▶ Work instructions
Using the listing below, report all lines holding the word "that".

▶ Dataset entries

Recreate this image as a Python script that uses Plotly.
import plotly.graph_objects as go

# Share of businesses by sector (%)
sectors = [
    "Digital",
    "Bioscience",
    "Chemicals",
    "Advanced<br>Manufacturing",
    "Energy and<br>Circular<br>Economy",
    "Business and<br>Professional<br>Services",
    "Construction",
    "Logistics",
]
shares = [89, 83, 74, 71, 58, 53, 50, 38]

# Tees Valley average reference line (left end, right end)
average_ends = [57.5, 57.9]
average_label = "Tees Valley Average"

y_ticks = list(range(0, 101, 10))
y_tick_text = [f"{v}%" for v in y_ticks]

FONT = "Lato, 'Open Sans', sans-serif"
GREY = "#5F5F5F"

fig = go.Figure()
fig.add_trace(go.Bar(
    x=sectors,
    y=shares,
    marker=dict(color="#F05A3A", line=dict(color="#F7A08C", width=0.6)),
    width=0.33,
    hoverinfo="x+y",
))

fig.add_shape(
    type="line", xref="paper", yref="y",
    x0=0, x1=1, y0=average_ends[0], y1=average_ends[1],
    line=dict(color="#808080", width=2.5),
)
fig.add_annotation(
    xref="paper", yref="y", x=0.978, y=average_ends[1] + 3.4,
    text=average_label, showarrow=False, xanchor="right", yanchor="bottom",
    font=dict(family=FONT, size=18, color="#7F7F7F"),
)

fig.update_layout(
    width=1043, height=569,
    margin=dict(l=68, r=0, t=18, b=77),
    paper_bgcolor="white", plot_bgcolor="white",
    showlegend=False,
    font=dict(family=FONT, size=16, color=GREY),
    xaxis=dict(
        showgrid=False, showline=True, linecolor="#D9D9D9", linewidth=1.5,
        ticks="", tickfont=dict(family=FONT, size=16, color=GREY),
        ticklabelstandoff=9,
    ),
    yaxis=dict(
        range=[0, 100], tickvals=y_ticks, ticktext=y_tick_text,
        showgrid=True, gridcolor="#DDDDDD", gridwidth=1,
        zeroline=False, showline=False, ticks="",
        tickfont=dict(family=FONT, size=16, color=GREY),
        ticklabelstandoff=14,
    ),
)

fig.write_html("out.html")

--

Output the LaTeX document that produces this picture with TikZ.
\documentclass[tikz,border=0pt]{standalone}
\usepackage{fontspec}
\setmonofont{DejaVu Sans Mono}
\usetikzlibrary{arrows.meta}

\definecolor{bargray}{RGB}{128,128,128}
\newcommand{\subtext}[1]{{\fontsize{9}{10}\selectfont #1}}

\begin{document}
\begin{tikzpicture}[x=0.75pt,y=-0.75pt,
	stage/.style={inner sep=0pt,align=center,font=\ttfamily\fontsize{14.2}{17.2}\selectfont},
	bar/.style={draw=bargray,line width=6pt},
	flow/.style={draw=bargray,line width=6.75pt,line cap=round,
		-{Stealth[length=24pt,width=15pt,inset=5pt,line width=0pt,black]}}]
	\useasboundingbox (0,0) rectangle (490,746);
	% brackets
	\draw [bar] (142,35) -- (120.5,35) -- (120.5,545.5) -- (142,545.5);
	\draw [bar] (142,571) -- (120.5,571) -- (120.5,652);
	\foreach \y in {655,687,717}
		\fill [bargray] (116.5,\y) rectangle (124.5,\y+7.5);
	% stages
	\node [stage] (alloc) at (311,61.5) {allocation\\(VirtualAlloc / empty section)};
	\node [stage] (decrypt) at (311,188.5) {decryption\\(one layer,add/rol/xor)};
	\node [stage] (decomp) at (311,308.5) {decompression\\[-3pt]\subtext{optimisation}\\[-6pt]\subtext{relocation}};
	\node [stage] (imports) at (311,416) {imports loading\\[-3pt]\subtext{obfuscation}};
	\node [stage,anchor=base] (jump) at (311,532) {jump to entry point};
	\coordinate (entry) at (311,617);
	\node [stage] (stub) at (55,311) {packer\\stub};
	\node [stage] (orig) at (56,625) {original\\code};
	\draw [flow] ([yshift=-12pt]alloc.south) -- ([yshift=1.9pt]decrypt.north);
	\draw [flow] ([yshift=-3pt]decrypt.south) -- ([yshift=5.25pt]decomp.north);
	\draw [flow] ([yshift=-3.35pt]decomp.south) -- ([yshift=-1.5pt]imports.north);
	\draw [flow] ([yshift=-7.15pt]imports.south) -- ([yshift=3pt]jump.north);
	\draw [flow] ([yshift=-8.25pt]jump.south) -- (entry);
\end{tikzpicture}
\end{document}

▶ Output of the task
Recreate this image as a Python script that uses Plotly.
Output the LaTeX document that produces this picture with TikZ.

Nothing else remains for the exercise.